North Dakota Senator John Hoeven said today that he and other Republicans proposed to Reid a plan to extend the jobless benefits for three months with the cost fully covered.
“The disagreement is Republicans want to be able to vote on amendments,” which Reid won’t allow, Hoeven said at a Bloomberg Government breakfast. Hoeven said he hoped the Republicans’ “good-faith offer” would move the negotiations forward.
Talks imploded Jan. 9 when Reid proposed renewing the benefits through mid-November and covering the cost in part by adding a year to automatic federal spending cuts. Republicans called that a budget gimmick and complained that they weren’t being given a chance to offer amendments.
Another Republican who participated in the negotiations, Ohio Republican Rob Portman, said the latest proposal to Reid was based largely on Reid’s most recent offer.
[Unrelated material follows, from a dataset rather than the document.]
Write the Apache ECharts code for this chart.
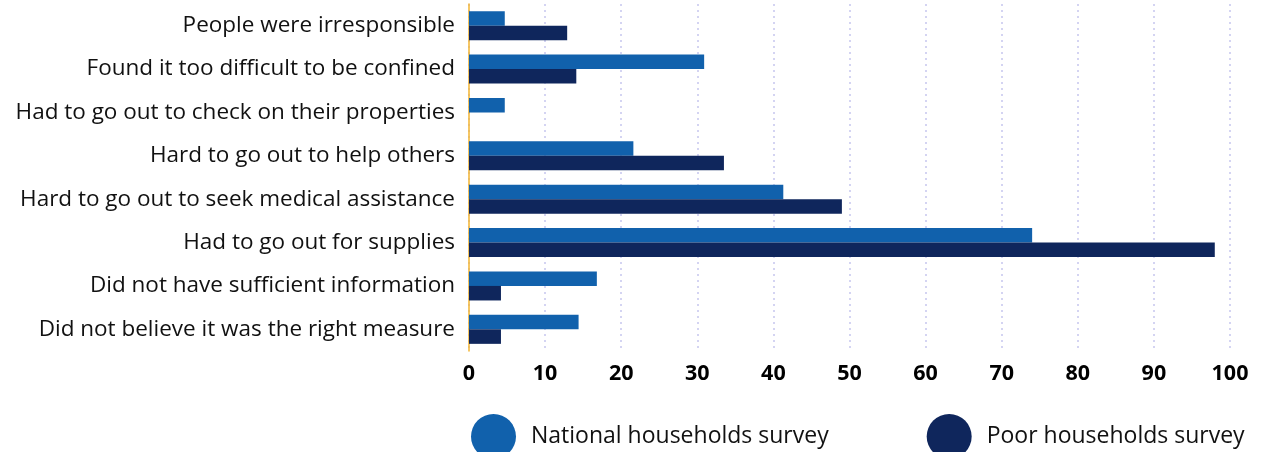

Portman said he was committed to keeping the time frame to three months, though “there are people on both sides of the aisle who -- for political reasons -- would like to kick this beyond the elections.”
As part of their focus on income inequality, Democrats in the coming weeks will seek to raise the federal minimum wage and increase spending on infrastructure projects to create jobs.
House Speaker John Boehner, an Ohio Republican, has said his chamber will consider extended jobless benefits only if the cost is covered and if the measure includes job-creation provisions.
The emergency benefits have been renewed 11 times since President George W. Bush put them in place. All extended benefits are covered by federal dollars, while initial jobless insurance comes from federal, state and employer funds.